RAW RECORDS start

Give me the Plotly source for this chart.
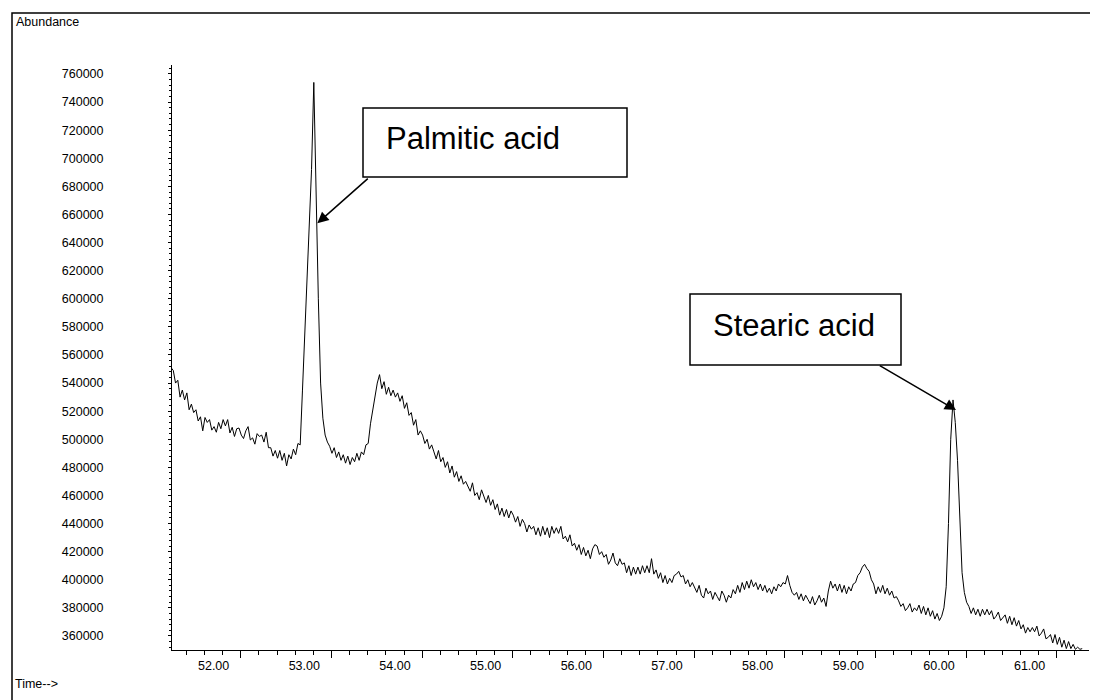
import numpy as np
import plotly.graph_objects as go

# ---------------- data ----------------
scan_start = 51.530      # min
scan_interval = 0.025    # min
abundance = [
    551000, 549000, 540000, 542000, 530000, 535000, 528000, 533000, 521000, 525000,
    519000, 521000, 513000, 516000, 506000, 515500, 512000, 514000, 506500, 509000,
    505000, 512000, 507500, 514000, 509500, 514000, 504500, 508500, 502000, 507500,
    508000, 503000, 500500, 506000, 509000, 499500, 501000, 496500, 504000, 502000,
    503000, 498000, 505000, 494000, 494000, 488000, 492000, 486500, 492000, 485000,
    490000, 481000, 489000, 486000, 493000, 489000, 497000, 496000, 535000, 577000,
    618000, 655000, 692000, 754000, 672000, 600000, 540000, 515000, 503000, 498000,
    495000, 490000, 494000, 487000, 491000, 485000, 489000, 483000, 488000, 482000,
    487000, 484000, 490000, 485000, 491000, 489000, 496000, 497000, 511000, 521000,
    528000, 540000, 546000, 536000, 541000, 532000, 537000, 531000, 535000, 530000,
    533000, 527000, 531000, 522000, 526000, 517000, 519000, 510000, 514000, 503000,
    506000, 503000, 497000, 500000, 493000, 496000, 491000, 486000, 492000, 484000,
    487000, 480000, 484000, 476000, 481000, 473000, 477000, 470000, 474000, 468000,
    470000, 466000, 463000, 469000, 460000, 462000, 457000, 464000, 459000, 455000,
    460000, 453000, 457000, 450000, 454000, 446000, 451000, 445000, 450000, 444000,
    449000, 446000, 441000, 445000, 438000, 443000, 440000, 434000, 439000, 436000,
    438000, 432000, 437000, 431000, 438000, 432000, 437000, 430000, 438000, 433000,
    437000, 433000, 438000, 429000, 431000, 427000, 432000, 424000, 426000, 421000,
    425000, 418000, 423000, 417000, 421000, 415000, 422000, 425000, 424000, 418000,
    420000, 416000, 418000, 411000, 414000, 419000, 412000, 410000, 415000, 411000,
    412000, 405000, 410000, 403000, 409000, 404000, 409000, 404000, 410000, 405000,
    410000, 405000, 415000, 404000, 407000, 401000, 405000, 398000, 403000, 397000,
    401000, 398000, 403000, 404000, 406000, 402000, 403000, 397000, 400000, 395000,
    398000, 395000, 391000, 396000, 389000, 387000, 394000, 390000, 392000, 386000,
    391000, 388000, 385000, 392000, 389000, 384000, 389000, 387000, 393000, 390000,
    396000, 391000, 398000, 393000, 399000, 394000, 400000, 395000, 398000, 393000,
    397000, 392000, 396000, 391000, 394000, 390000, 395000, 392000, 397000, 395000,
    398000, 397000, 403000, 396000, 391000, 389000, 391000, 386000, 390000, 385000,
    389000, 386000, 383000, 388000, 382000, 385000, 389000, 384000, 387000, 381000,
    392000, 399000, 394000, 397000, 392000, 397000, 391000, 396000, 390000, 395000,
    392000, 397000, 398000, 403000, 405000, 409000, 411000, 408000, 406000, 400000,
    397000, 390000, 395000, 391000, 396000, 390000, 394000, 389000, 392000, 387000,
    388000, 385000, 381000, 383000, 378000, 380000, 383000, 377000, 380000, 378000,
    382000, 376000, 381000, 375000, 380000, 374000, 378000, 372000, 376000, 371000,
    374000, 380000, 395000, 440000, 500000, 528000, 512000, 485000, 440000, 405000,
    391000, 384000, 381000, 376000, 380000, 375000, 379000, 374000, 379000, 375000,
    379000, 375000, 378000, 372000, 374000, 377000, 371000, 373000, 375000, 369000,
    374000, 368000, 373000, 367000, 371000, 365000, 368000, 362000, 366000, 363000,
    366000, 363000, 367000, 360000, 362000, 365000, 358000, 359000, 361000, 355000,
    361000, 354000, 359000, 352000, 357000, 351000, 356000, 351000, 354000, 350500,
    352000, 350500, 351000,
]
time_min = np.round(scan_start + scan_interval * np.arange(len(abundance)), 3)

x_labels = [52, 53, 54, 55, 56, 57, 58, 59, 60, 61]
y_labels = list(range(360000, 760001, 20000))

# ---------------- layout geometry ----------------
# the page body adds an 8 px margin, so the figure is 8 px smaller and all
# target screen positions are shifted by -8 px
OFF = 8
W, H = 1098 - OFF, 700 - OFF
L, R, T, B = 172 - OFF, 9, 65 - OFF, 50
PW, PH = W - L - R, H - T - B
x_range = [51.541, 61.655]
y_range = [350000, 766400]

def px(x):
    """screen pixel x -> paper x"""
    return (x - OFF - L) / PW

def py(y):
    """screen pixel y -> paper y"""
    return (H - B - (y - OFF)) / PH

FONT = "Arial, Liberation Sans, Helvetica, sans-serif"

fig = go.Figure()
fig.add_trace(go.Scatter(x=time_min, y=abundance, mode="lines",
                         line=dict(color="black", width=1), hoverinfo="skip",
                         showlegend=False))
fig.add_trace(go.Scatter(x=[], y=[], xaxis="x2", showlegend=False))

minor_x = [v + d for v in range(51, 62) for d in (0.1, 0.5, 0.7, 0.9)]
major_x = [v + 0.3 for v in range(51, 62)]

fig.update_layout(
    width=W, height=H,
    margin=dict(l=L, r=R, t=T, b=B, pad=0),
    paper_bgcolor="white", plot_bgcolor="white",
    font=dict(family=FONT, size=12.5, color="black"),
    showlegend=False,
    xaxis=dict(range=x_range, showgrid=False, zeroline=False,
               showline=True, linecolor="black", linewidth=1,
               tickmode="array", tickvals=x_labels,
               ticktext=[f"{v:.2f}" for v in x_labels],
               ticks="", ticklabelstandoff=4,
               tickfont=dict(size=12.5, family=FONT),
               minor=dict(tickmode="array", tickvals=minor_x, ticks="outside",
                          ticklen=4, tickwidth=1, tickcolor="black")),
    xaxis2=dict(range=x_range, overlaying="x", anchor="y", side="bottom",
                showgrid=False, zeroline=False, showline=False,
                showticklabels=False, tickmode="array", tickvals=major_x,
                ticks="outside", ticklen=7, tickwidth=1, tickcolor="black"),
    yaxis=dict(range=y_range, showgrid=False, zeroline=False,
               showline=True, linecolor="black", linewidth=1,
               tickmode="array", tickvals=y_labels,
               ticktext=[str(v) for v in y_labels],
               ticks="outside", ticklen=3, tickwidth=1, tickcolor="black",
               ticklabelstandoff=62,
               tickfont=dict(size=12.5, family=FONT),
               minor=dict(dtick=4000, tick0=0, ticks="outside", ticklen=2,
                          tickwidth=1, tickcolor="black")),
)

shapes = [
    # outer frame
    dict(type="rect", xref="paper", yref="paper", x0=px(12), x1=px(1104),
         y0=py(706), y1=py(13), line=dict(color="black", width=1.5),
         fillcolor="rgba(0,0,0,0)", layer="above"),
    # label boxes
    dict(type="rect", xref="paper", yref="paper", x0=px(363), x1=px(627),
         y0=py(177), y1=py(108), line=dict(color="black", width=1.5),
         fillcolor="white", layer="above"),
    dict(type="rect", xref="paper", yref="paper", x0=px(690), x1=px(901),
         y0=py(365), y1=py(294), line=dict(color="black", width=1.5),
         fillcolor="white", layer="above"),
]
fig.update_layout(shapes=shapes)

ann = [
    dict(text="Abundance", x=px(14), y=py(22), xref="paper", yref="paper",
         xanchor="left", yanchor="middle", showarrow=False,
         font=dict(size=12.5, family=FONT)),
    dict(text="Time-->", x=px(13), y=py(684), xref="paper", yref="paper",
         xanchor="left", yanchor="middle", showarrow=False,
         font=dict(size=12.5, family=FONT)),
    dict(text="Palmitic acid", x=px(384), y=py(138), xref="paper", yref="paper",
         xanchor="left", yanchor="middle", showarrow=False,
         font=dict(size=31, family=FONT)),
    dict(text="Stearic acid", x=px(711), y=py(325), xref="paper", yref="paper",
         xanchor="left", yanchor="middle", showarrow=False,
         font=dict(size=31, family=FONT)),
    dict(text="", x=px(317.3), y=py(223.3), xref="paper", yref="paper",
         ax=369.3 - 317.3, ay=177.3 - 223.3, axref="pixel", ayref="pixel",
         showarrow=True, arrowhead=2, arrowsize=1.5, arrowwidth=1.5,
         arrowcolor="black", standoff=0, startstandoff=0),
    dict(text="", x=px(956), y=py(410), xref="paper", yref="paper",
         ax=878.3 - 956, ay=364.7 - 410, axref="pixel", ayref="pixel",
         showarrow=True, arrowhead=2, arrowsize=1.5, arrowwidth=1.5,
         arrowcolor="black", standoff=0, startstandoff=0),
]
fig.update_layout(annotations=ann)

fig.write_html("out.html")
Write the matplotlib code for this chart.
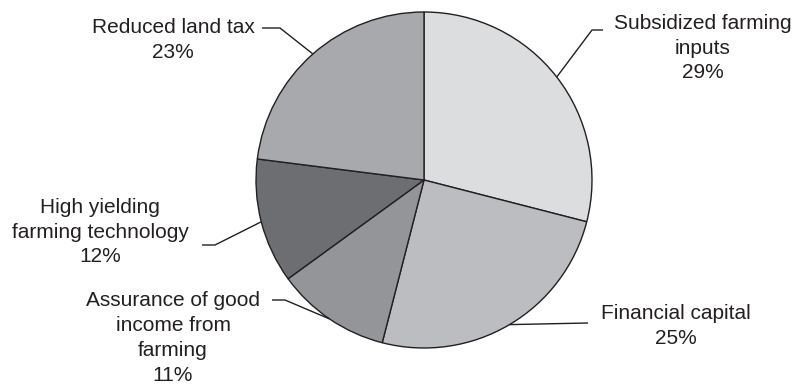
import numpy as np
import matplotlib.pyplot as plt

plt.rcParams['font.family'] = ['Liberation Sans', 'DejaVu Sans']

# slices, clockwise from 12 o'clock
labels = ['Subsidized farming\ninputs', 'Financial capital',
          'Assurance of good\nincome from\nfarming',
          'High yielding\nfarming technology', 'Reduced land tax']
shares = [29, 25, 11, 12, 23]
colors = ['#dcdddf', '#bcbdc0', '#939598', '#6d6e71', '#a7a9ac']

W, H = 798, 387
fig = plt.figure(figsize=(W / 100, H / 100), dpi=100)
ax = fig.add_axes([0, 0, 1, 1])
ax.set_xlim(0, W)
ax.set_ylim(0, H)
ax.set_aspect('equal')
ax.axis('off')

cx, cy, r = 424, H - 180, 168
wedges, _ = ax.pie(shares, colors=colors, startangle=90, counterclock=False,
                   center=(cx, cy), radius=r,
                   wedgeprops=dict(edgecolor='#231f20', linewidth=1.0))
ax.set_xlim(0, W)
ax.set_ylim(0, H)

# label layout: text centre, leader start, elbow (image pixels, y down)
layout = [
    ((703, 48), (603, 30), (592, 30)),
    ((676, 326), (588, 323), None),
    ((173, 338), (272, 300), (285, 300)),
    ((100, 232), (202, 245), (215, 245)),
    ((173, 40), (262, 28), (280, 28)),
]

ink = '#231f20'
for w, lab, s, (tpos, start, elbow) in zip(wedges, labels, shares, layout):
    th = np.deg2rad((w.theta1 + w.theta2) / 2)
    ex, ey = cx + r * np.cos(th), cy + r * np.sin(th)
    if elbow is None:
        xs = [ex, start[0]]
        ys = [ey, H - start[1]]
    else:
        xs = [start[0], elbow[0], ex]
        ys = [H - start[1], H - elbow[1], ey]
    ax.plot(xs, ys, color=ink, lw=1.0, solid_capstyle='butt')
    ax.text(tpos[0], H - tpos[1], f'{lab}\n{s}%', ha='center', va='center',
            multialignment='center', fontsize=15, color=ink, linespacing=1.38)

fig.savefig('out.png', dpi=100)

RAW RECORDS end

Omit every picture, and please return the entries exactly from the first line through the line with "import plotly.graph_objects as go", both included.

### COMPLETED TASK
Give me the Plotly source for this chart.
import numpy as np
import plotly.graph_objects as go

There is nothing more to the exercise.